Anyone know about satellite internet service??

how good

how fast

any suggestions on providers??

?????


----------



## FM William Burns (Apr 6, 2010)

I have a friend in the UP who has the Dish Net for TV and Hughes Net for Internet. I had no issues using it when I last visited and it was fast enough for the pictures (of deer)    I was looking at during hunting camp don't know about the pricing and I'm sure you can find out more by calling providers or on the net.


----------



## Coug Dad (Apr 6, 2010)

When I looked into dish internet service years ago the downloads were through the dish, which would be pretty fast.  Uploads were through your phone line, so they were much slower.  I don't know if you can upload through the dish now.


----------



## jpranch (Apr 6, 2010)

I had Hughes Net and got rid of it. It was way over priced. Switched to Wild Blue. Better price and just as fast.


----------



## pwood (Apr 6, 2010)

we use wild blue at home miles from nowhere. the wife is a bit happier than the dial up but still wants something faster. what else is there?


----------



## cda (Apr 6, 2010)

Wild Blue

read some complaints about wild blue, do they limit how much you can use it a month????


----------



## Uncle Bob (Apr 6, 2010)

Has anyone tried AT&T or Sprint internet service?

Uncle Bob


----------



## jpranch (Apr 6, 2010)

No limit on time withWild Blue. I too have heard some complaints but we have had it for a couple of years with no problems. It is not the fastest but serves our needs.


----------



## RJJ (Apr 6, 2010)

Sprint stinks in this area. The phones and nextel drop calls all the time. My son wants me to carry a nextel for communication when he has roofing or code questions cause it is free to talk. Have the time I have to find a signal. I have AT&T cell and dropped the Internet. They wanted 30.00 more for that service. Not for me. I just find the free wireless hook ups.


----------



## cda (Apr 6, 2010)

Uncle Bob

I use att dsl through  the phone line and have no problems, even have a wireless router they supplied and it wil run the wireless laptop and WII.

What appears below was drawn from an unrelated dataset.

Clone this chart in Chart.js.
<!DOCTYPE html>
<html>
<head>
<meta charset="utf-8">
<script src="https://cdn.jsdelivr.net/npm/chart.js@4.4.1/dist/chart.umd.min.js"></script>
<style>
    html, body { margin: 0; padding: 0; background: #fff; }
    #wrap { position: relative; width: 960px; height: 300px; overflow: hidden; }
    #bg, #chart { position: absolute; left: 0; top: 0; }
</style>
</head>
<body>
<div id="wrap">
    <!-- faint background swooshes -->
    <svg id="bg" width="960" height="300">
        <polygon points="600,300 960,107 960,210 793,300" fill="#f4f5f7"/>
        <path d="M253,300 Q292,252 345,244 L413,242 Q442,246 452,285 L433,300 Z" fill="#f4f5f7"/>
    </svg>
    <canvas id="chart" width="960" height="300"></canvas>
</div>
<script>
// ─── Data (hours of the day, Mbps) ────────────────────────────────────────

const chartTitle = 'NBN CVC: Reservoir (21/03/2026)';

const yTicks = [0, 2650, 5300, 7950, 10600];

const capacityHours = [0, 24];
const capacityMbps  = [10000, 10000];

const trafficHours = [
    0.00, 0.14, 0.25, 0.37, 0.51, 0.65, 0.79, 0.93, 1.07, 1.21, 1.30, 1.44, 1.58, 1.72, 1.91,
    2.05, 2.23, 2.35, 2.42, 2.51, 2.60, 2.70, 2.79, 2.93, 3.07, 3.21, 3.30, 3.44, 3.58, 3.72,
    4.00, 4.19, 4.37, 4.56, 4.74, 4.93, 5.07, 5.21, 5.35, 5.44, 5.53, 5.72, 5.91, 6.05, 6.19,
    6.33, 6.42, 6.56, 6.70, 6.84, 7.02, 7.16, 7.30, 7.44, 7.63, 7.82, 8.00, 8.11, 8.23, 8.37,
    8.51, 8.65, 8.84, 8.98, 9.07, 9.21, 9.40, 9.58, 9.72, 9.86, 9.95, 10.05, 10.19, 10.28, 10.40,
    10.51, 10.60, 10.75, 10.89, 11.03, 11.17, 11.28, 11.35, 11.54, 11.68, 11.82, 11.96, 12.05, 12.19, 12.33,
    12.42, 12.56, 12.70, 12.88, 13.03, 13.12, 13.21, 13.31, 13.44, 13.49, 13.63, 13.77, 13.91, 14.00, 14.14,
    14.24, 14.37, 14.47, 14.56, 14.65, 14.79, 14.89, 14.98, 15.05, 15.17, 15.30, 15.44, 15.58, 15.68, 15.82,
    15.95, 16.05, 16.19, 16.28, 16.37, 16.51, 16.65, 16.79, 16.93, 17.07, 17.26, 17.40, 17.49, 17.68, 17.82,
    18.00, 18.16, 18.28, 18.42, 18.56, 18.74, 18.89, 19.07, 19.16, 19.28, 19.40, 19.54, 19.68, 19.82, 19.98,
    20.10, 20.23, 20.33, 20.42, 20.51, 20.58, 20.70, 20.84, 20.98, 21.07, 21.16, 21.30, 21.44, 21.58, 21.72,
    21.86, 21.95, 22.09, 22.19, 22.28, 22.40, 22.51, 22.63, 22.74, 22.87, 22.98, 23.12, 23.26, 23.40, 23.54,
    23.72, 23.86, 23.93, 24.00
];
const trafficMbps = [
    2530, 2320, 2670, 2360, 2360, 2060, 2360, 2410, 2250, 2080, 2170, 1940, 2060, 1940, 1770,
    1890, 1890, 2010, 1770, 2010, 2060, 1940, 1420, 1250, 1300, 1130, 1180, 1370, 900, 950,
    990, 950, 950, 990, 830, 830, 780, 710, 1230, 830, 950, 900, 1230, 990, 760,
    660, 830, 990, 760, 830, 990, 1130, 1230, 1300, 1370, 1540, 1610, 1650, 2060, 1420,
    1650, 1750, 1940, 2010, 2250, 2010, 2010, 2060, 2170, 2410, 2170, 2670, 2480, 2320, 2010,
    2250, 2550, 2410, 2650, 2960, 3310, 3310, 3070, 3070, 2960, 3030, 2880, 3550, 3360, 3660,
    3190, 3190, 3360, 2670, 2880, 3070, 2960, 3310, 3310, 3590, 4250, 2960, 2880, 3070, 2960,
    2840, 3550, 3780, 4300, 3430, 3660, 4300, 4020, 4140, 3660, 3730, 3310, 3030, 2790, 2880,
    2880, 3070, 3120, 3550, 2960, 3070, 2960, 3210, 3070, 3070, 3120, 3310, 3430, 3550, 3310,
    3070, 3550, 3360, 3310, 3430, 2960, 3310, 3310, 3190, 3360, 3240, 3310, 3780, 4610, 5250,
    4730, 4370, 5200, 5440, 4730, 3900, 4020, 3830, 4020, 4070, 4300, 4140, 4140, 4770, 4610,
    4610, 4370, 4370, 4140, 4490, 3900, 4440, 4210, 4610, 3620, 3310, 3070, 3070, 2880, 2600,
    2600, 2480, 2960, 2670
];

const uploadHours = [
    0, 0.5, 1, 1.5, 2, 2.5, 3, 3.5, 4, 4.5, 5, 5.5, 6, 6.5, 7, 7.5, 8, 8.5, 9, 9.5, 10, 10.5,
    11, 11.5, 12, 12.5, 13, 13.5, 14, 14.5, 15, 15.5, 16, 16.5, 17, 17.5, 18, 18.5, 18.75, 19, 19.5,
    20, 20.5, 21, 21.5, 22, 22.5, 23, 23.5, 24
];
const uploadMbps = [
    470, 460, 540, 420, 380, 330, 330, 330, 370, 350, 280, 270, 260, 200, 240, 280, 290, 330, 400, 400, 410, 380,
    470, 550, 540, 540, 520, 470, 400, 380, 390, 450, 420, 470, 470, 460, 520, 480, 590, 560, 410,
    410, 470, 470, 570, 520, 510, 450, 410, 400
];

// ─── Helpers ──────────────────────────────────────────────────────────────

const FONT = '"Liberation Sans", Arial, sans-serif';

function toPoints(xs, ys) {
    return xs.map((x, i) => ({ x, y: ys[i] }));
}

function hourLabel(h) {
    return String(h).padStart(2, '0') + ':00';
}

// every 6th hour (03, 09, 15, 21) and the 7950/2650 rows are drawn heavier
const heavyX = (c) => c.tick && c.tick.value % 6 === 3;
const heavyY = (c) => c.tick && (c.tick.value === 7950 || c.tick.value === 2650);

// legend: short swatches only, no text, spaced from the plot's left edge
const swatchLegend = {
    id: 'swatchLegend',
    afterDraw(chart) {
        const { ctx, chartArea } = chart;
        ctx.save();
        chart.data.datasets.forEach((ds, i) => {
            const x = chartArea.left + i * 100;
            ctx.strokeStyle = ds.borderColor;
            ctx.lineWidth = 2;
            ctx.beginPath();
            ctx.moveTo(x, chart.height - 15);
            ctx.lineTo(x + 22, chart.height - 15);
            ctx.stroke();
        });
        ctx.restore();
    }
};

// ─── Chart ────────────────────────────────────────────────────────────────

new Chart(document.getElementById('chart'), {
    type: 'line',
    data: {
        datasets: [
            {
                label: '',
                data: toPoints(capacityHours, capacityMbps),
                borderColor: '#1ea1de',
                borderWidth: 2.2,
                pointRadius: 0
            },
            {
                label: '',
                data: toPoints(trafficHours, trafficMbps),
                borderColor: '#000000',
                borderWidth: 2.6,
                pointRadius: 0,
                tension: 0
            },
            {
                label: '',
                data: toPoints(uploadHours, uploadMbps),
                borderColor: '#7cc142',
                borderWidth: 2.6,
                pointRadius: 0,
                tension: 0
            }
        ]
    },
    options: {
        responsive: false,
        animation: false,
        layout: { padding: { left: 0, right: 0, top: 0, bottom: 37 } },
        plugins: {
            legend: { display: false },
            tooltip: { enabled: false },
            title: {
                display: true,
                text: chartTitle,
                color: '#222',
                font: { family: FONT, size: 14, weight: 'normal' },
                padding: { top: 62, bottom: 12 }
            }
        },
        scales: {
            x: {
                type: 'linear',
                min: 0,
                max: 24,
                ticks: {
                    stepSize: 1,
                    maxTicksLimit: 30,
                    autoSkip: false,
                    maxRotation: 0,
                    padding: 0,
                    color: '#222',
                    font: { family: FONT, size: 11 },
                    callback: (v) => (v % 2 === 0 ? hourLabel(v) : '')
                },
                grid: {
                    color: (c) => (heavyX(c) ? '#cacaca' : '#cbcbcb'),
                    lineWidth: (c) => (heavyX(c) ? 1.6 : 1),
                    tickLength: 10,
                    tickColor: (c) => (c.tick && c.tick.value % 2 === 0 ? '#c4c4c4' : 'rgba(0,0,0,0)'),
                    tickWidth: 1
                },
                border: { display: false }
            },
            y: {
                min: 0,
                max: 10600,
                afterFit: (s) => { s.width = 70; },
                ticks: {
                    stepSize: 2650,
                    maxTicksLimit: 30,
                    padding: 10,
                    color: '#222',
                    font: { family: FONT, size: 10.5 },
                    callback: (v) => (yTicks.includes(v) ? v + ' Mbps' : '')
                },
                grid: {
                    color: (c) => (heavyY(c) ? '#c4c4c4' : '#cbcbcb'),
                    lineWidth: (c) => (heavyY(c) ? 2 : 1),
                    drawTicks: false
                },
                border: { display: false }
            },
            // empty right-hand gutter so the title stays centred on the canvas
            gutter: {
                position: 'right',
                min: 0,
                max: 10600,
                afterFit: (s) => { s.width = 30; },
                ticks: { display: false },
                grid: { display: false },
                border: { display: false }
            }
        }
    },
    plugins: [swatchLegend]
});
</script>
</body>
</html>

do not use thier satellite service


----------



## pwood (Apr 7, 2010)

cda said:
			
		

> Wild Blueread some complaints about wild blue, do they limit how much you can use it a month????


the misses says that some regions limit the bandwidth you can have and then fees increase for additional downloading. she has not exceeded that threshold in 2 years so far.


----------



## Alias (Apr 7, 2010)

cda -

I have Dish for my satellite tv and they are partnered with Wild Blue.  I do not have satellite internet yet but, if the local phone company keeps pi$$ing me off, it might happen yet.  : )

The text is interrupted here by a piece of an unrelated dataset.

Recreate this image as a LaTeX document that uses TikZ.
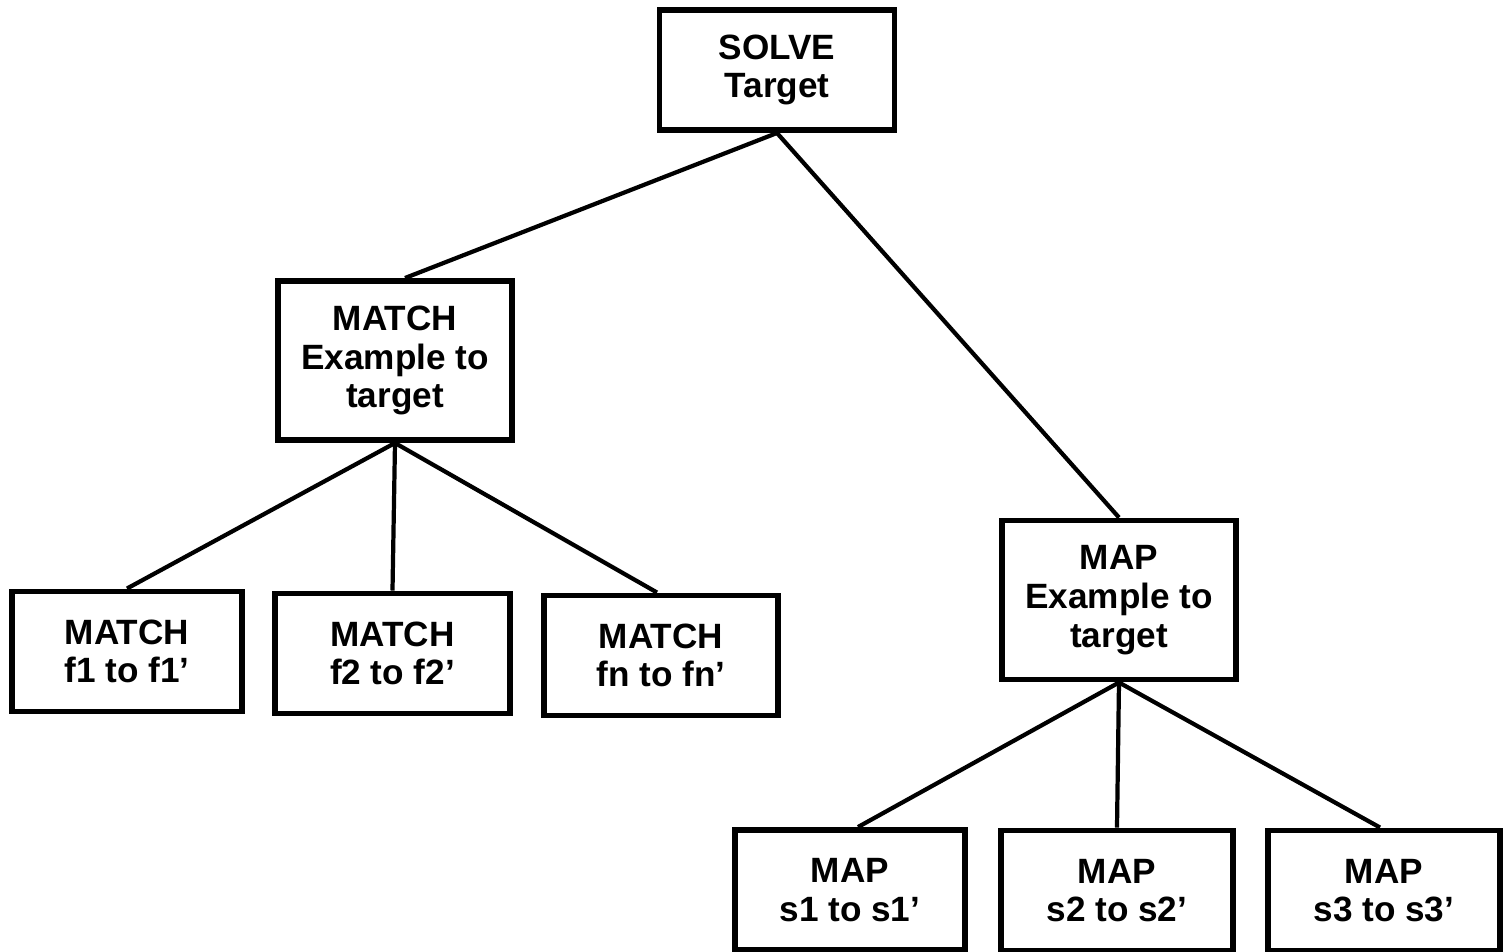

Sue, where the west still lives........................


----------



## conarb (Apr 7, 2010)

Sue, where the west still lives........................

I've gone from dialup, to satellite, to DSL (when it arrived), to cable (when it arrived), cable is far superior.

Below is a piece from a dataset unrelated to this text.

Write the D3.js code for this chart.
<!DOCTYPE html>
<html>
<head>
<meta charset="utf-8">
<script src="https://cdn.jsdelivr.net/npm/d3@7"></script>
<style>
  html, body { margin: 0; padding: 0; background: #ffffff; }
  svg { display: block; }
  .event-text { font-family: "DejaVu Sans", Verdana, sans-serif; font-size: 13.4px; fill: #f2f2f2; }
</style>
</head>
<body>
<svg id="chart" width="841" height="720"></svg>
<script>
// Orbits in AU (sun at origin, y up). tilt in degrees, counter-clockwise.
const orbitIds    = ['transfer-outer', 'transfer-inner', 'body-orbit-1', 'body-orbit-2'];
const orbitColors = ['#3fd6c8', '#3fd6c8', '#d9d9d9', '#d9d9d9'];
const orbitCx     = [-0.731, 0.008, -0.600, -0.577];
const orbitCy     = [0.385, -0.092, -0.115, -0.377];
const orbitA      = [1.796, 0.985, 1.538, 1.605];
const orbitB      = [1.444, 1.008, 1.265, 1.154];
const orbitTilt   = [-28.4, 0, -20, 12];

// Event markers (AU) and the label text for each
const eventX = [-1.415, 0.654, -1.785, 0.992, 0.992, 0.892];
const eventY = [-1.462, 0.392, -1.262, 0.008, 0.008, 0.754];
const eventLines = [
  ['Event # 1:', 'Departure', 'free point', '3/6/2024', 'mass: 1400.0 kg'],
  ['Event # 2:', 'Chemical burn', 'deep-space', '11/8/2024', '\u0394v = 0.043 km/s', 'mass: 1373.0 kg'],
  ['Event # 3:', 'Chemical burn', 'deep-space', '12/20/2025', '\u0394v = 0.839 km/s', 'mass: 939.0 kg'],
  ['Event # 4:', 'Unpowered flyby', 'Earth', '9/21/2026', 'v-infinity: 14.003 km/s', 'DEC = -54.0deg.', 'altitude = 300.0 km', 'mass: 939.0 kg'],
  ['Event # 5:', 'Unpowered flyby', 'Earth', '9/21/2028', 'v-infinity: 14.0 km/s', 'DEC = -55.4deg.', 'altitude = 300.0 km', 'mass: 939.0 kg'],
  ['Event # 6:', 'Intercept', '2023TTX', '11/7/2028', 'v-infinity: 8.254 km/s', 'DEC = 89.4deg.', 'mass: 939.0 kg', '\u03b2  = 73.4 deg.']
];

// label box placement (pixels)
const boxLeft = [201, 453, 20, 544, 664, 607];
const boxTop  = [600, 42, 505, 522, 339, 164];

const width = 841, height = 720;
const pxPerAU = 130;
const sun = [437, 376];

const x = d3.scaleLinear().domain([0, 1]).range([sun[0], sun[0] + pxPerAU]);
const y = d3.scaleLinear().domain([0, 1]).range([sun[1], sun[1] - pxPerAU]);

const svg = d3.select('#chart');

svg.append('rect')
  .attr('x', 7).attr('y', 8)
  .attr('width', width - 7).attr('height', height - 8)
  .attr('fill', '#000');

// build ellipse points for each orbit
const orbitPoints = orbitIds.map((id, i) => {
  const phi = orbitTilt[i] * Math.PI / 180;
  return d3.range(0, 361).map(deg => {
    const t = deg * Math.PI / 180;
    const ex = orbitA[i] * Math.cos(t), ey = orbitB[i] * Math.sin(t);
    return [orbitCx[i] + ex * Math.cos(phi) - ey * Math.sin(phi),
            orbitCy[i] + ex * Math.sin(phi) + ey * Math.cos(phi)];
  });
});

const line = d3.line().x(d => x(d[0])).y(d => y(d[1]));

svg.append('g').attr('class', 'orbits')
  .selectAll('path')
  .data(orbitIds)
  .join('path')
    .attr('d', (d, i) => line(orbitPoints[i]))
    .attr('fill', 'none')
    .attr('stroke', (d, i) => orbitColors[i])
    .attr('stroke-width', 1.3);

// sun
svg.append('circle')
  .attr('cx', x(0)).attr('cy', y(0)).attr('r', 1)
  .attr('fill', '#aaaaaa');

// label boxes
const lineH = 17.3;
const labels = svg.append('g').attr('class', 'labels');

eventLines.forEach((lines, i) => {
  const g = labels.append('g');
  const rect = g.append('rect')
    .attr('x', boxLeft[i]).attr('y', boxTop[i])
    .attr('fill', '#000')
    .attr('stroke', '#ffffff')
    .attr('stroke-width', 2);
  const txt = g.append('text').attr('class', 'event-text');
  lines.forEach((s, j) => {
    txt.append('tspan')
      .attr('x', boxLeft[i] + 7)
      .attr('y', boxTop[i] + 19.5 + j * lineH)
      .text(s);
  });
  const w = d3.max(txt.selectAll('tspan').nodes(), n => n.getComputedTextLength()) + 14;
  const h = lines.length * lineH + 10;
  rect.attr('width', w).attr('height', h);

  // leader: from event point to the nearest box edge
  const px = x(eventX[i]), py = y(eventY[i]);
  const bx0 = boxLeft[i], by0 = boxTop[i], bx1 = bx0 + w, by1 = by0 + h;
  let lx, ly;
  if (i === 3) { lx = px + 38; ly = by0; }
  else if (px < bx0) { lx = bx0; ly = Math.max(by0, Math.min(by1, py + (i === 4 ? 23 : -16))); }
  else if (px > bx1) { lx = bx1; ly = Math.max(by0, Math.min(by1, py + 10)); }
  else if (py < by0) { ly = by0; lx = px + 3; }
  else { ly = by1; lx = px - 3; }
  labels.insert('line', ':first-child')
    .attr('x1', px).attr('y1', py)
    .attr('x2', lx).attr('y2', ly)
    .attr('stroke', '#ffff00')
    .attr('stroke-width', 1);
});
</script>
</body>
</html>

The problems I had with satellite were 1) Upload was slow through dial-up, so check and see if that's still the case, and 2) During wind storms the satellite dish was constantly flexing off center and I had to have it constantly adjusted ($50).  The tech explained to me that the TV signal is received in an area the size of a softball while the Internet signal was received in an area the size of a dime.  I mounted my dish on a fascia board, while it was securely mounted the wind would catch the dish and it would cause the fascia to flex back and forth maybe ¼', while it always came back to the same spot the flexing motion would loosen the bolts no matter how tight I turned them. So in mounting a dish be sure to mount it on something stable, not a fascia board that can move back and forth.


----------



## brudgers (Apr 7, 2010)

conarb said:
			
		

> Sue, where the west still lives........................I've gone from dialup, to satellite, to DSL (when it arrived), to cable (when it arrived), cable is far superior.
> 
> The problems I had with satellite were 1) Upload was slow through dial-up, so check and see if that's still the case, and 2) During wind storms the satellite dish was constantly flexing off center and I had to have it constantly adjusted ($50).  The tech explained to me that the TV signal is received in an area the size of a softball while the Internet signal was received in an area the size of a dime.  I mounted my dish on a fascia board, while it was securely mounted the wind would catch the dish and it would cause the fascia to flex back and forth maybe ¼', while it always came back to the same spot the flexing motion would loosen the bolts no matter how tight I turned them. So in mounting a dish be sure to mount it on something stable, not a fascia board that can move back and forth.


I hope you got engineering for it.


----------



## cda (Apr 12, 2010)

anyone use direct tv for just tv service???

pros???

cons??


----------



## FM William Burns (Apr 12, 2010)

Neighbor loves it, that's all I can provide.


----------